Back at the taxi rank, we were told in no uncertain terms that the trip was "too short" to turn a profit - a stunt that even we in our naivety could see was an attempt to solicit a little extra on the side. That was from the driver that stayed, having been thrown under the metaphorical bus by his mate as he squealed out to do a lap around the block at the mere prospect of driving a measly 2k.

By then we were tired enough that everything about this cascading comedy of errors was actually pretty funny in the moment, rather than just afterwards. And since we didn't have any cash anyway, we took a walk, trundling my one bag and her one case across the misty streets of Singapore at four in the morning, just as the call to prayer began to echo out across the city.

At one point she turned to me with a grin in her eyes, and said, "It's beautiful really, in a surreal sort of way."

And then the rain came.

Softly at first, but steadily more torrential, until we found ourselves trapped under a bus stop between one hotel and the next. After a useless wait for a break in the rain we swapped glances and then grins and decided, in her words, to "go for it".

It was the wettest kilometre of my life. And, as it turned out, of the entire trip.

We squelched into the hotel - the right one this time - to looks of bemused concern from the staff behind the desk, who at least had the decency to wait until we were mostly out of earshot before calling someone to mop behind us.

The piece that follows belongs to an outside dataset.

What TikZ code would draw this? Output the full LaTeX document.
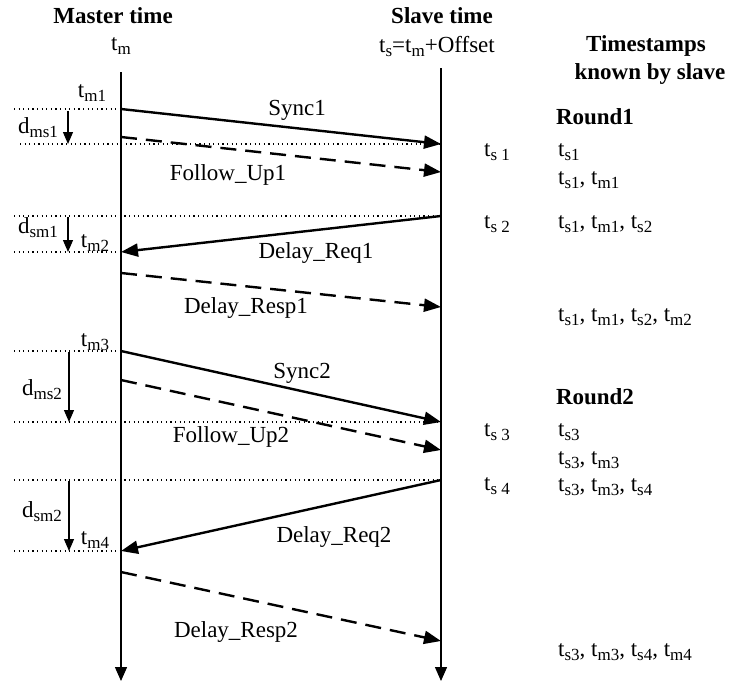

And we slumped onto the bed, peeling off wet layers and replacing them with new ones that were merely damp, and we watched the grey lightning-shot sunrise over the Singapore skyline. We dozed the surreal sleep of those who have just stepped off a red-eye into a monsoon, and who had decided, even as day broke around them, that their solitary set of soaking sneakers were definitely a problem for tomorrow.